Sinko Cafe: A Korean event venue with spice

Looking for a funky venue for an upcoming birthday, bat mitzvah, quinceañera? Party hard Korean-style at Sinko Cafe in Flores! The place is gigantic and easy to decorate, with a capacity grand enough to wine and dine the passengers and crew of the Titanic or the population of a moderately sized country. Owned by the same guy who runs Estilo Coreano in Puerto Madero (see previous entry), this place could not be more different than the latter. Instead of the tightly bound, suited businessmen of Estilo Coreano, the clientele of Sinko consists of tiara-ed and pigtailed little girls in princess dresses, blushing brides, revered grandfathers turning impressive ages, fathers proudly celebrating promotions at work, and the extended network of relatives invited to enjoy the occasion with good cheer, good company and fantastic food. Just sitting in this event hall, one can feel like a part of the hundreds of momentous celebrations that must have taken place in it and this really does make one feel like a part of something great.

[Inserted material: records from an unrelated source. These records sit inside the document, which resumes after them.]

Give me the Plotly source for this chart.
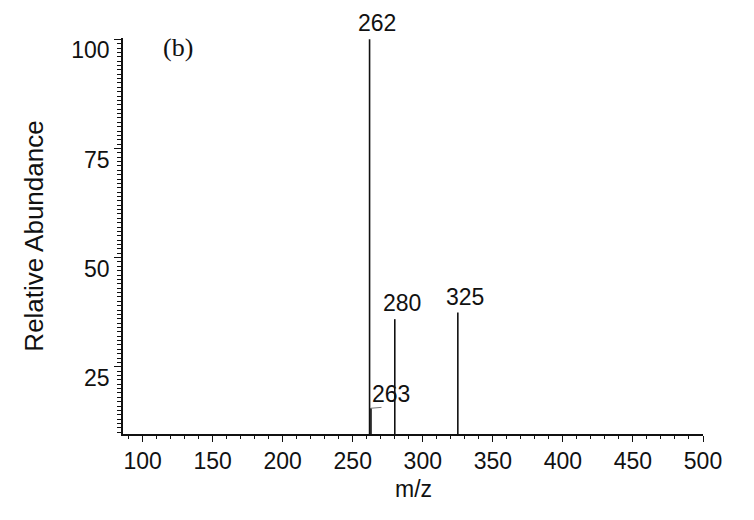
import plotly.graph_objects as go

# Data
mz = [262, 263, 280, 325]
abundance = [100, 15.5, 35.9, 37.4]
labels = ["262", "263", "280", "325"]
baseline = 9.6

x_range = [86, 500]
y_range = [baseline, 100.3]
x_ticks = [100, 150, 200, 250, 300, 350, 400, 450, 500]
y_ticks = [25, 50, 75, 100]

xs, ys = [], []
for m, a in zip(mz, abundance):
    xs += [m, m, None]
    ys += [baseline, a, None]

fig = go.Figure()
fig.add_trace(go.Scatter(x=xs, y=ys, mode="lines",
                         line=dict(color="#111111", width=1.6),
                         hoverinfo="skip", showlegend=False))

font = dict(family="Liberation Sans, Arial, sans-serif", color="#111111")

# peak labels
for m, a, t in zip(mz, abundance, labels):
    if t == "263":
        fig.add_annotation(x=m, y=a, text="", showarrow=True, arrowhead=0,
                           arrowwidth=1, arrowcolor="#777777",
                           ax=12, ay=-1, xref="x", yref="y")
        fig.add_annotation(x=m, y=a, text=t, showarrow=False,
                           xanchor="center", yanchor="bottom",
                           xshift=20, yshift=-1, font=dict(size=23, **font))
    else:
        fig.add_annotation(x=m, y=a, text=t, showarrow=False,
                           xanchor="center", yanchor="bottom",
                           xshift=7, yshift=1, font=dict(size=23, **font))

fig.add_annotation(x=0.095, y=0.975, xref="paper", yref="paper", text="(b)",
                   showarrow=False, xanchor="center", yanchor="middle",
                   font=dict(family="Liberation Serif, Times New Roman, serif",
                             size=26, color="#111111"))

# x-axis title
fig.add_annotation(x=0.5, y=-0.14, xref="paper", yref="paper", text="m/z",
                   showarrow=False, xanchor="center", yanchor="middle",
                   font=dict(size=23, **font))

fig.update_layout(
    width=754, height=520,
    margin=dict(l=123, r=51, t=38, b=86),
    paper_bgcolor="white", plot_bgcolor="white",
    font=font,
    xaxis=dict(range=x_range, tickvals=x_ticks,
               ticktext=[str(v) for v in x_ticks],
               showgrid=False, zeroline=False,
               showline=True, linecolor="#111111", linewidth=1.5,
               ticks="outside", ticklen=6, tickwidth=1.3, tickcolor="#111111",
               minor=dict(dtick=10, tick0=0, ticks="outside", ticklen=3,
                          tickwidth=1.2, tickcolor="#111111", showgrid=False),
               tickfont=dict(size=23, **font)),
    yaxis=dict(range=y_range, tickvals=y_ticks,
               ticktext=[str(v) for v in y_ticks],
               showgrid=False, zeroline=False,
               showline=True, linecolor="#111111", linewidth=1.5,
               ticks="outside", ticklen=7, tickwidth=1.3, tickcolor="#111111",
               ticklabelshift=11,
               minor=dict(dtick=1, tick0=0, ticks="outside", ticklen=4,
                          tickwidth=1, tickcolor="#111111", showgrid=False),
               tickfont=dict(size=23, **font),
               title=dict(text="Relative Abundance", font=dict(size=26, **font),
                          standoff=20)),
)

fig.write_html("out.html")
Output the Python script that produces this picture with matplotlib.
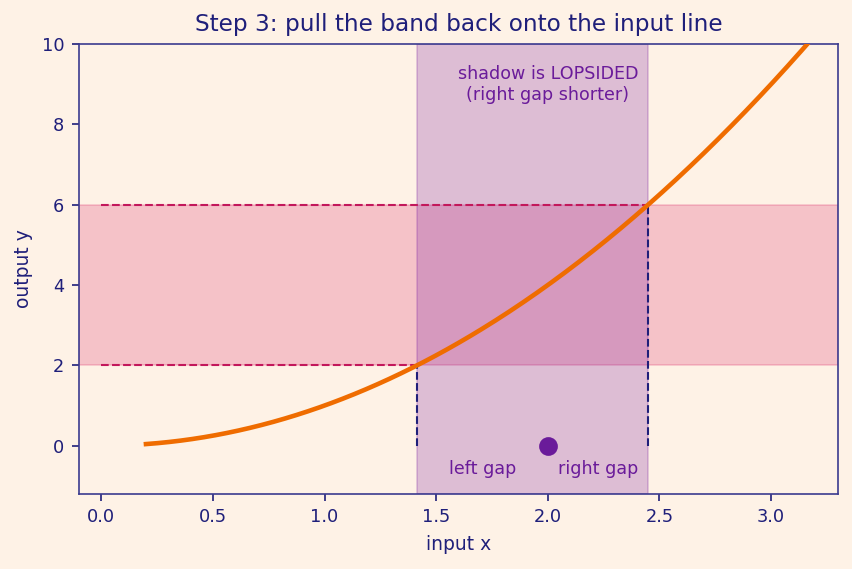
import numpy as np
import matplotlib.pyplot as plt

# band on the output axis and the point on the input axis
y_band = [2, 6]
x_point = 2.0
x_curve = np.linspace(0.2, 3.3, 300)
y_curve = x_curve ** 2
x_band = [np.sqrt(y_band[0]), np.sqrt(y_band[1])]

bg = '#fef2e6'
navy = '#1f1f7a'
purple = '#6a1b9a'

plt.rcParams['text.color'] = navy
plt.rcParams['axes.labelcolor'] = navy
plt.rcParams['xtick.color'] = navy
plt.rcParams['ytick.color'] = navy

fig = plt.figure(figsize=(852 / 150, 569 / 150), dpi=150, facecolor=bg)
ax = fig.add_axes([0.0927, 0.132, 0.891, 0.7907], facecolor=bg)

ax.axhspan(y_band[0], y_band[1], color='#d81b60', alpha=0.22, lw=0.8)
ax.axvspan(x_band[0], x_band[1], color='#7b1fa2', alpha=0.25, lw=0.8)

ax.plot(x_curve, y_curve, color='#ef6c00', lw=2.2, zorder=3)

# dashed guides
for yb, xb in zip(y_band, x_band):
    ax.plot([0, xb], [yb, yb], color='#c2185b', ls='--', lw=1.0)
    ax.plot([xb, xb], [0, yb], color=navy, ls='--', lw=1.0)

ax.plot([x_point], [0], 'o', color=purple, ms=8, zorder=4)

ax.text(2.0, 9.0, 'shadow is LOPSIDED\n(right gap shorter)', color=purple,
        fontsize=8.4, ha='center', va='center', multialignment='center')
ax.text((x_band[0] + x_point) / 2, -0.57, 'left gap', color=purple, fontsize=8.4,
        ha='center', va='center')
ax.text((x_band[1] + x_point) / 2, -0.57, 'right gap', color=purple, fontsize=8.4,
        ha='center', va='center')

ax.set_xlim(-0.1, 3.3)
ax.set_ylim(-1.2, 10)
ax.set_xticks([0.0, 0.5, 1.0, 1.5, 2.0, 2.5, 3.0])
ax.set_yticks([0, 2, 4, 6, 8, 10])
ax.tick_params(labelsize=8.5)
for s in ax.spines.values():
    s.set_color('#3b3b8f')
ax.set_xlabel('input x', fontsize=9)
ax.set_ylabel('output y', fontsize=9)
ax.set_title('Step 3: pull the band back onto the input line', fontsize=11.2, color=navy)

fig.savefig('out.png', dpi=150, facecolor=bg)
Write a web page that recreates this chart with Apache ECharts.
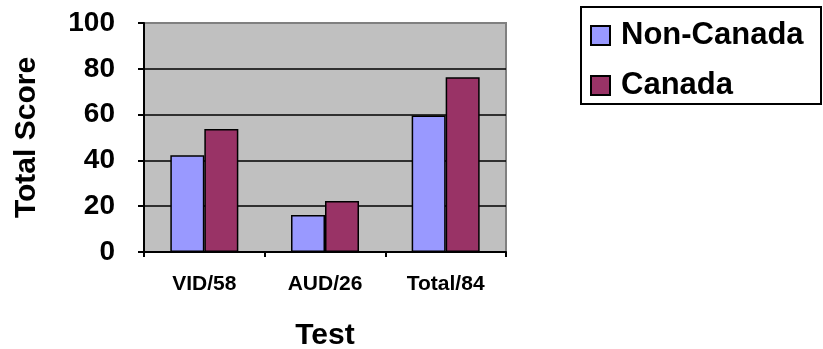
<!DOCTYPE html>
<html>
<head>
<meta charset="utf-8">
<script src="https://cdn.jsdelivr.net/npm/echarts@6/dist/echarts.min.js"></script>
<style>
  html, body { margin: 0; padding: 0; background: #ffffff; overflow: hidden; }
  #chart { width: 823px; height: 349px; }
</style>
</head>
<body>
<div id="chart"></div>
<script>
// Test categories and scores per group
const categories = ['VID/58', 'AUD/26', 'Total/84'];
const nonCanada = [42.3, 16.2, 59.6];
const canada = [53.7, 22.3, 76.3];
const seriesNames = ['Non-Canada', 'Canada'];
const yTicks = { min: 0, max: 100, interval: 20 };

const FONT = "'Liberation Sans', Arial, Helvetica, sans-serif";

const chart = echarts.init(document.getElementById('chart'), null, { renderer: 'canvas' });

chart.setOption({
  animation: false,
  backgroundColor: '#ffffff',
  textStyle: { fontFamily: FONT },
  grid: {
    left: 144, right: 317, top: 23, bottom: 97,
    outerBoundsMode: 'none',
    containLabel: false,
    show: true,
    backgroundColor: '#C0C0C0',
    borderColor: '#808080',
    borderWidth: 2
  },
  // legend frame
  graphic: [{
    type: 'rect',
    shape: { x: 581, y: 7, width: 240, height: 97 },
    style: { fill: '#ffffff', stroke: '#000000', lineWidth: 2 },
    z: 0
  }],
  legend: {
    orient: 'vertical',
    left: 581,
    top: 8,
    data: seriesNames,
    icon: 'rect',
    itemWidth: 19,
    itemHeight: 19,
    itemGap: 19,
    padding: [12, 0, 4, 9],
    textStyle: {
      fontFamily: FONT,
      fontWeight: 'bold',
      fontSize: 31,
      lineHeight: 30,
      color: '#000000',
      padding: [0, 0, 0, 6]
    }
  },
  xAxis: {
    type: 'category',
    data: categories,
    name: 'Test',
    nameLocation: 'middle',
    nameGap: 69,
    nameTextStyle: { fontFamily: FONT, fontWeight: 'bold', fontSize: 30, color: '#000000' },
    axisLine: { lineStyle: { color: '#000000', width: 2 } },
    axisTick: { show: true, length: 5, lineStyle: { color: '#000000', width: 2 } },
    axisLabel: { fontFamily: FONT, fontWeight: 'bold', fontSize: 21, color: '#000000', margin: 22 },
    splitLine: { show: false }
  },
  yAxis: {
    type: 'value',
    min: yTicks.min,
    max: yTicks.max,
    interval: yTicks.interval,
    name: 'Total Score',
    nameLocation: 'middle',
    nameGap: 102,
    nameRotate: 90,
    nameTextStyle: { fontFamily: FONT, fontWeight: 'bold', fontSize: 30, color: '#000000' },
    axisLine: { show: true, lineStyle: { color: '#000000', width: 2 } },
    axisTick: { show: true, length: 6, lineStyle: { color: '#000000', width: 2 } },
    axisLabel: { fontFamily: FONT, fontWeight: 'bold', fontSize: 28, color: '#000000', margin: 29 },
    splitLine: {
      show: true,
      lineStyle: {
        color: ['#000000', '#000000', '#000000', '#000000', '#000000', '#808080'],
        width: 1.5
      }
    }
  },
  series: [
    {
      name: seriesNames[0],
      type: 'bar',
      data: nonCanada,
      barWidth: 34,
      barGap: '0%',
      itemStyle: { color: '#9999FF', borderColor: '#000000', borderWidth: 1.5 }
    },
    {
      name: seriesNames[1],
      type: 'bar',
      data: canada,
      barWidth: 34,
      barGap: '0%',
      itemStyle: { color: '#993366', borderColor: '#000000', borderWidth: 1.5 }
    }
  ]
});
</script>
</body>
</html>
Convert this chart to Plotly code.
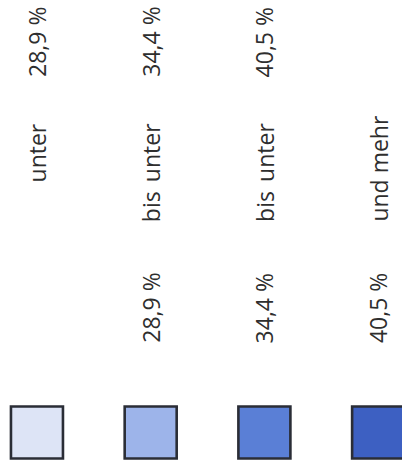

We ordered the rabokki, a traditional Korean tteokbokki  dish with ramen noodle added. The dish consisted of chewy little cylindrical logs of tteok (a traditional Korean rice cake made by steaming lumps of glutinous rice flour), slippery, perfectly cooked coils of ramen noodle, thin, sweet slabs of whitefish cake and stir fried mung bean sprouts, green onions, carrots, water chestnuts and shitake mushrooms.
There was an interesting textural contrast in each and every mouthful, which made the dish fun to eat. What made it exceptional, however, was the sauce, soy-based but incredibly spicy and flavorful, slightly sweet but with tons of hot gochujang (Korean chili paste) added. It was perhaps the first time in the past 2 months in Buenos Aires, where I actually had to stop and drink some soda to soothe the burning of my mouth. It was a burn I would not trade for the world, though, one I would gladly experience at every meal of the day if I could.
At the end of the meal, the head-chef and owner came over to talk to us about the dish we had just consumed, as well as to explain the difference between his two restaurants, explanation which were very much appreciated but altogether unnecessary. He seemed way more laid back and happy here, free to become a part of the celebrations of his guests. And we definitely shared his sentiment.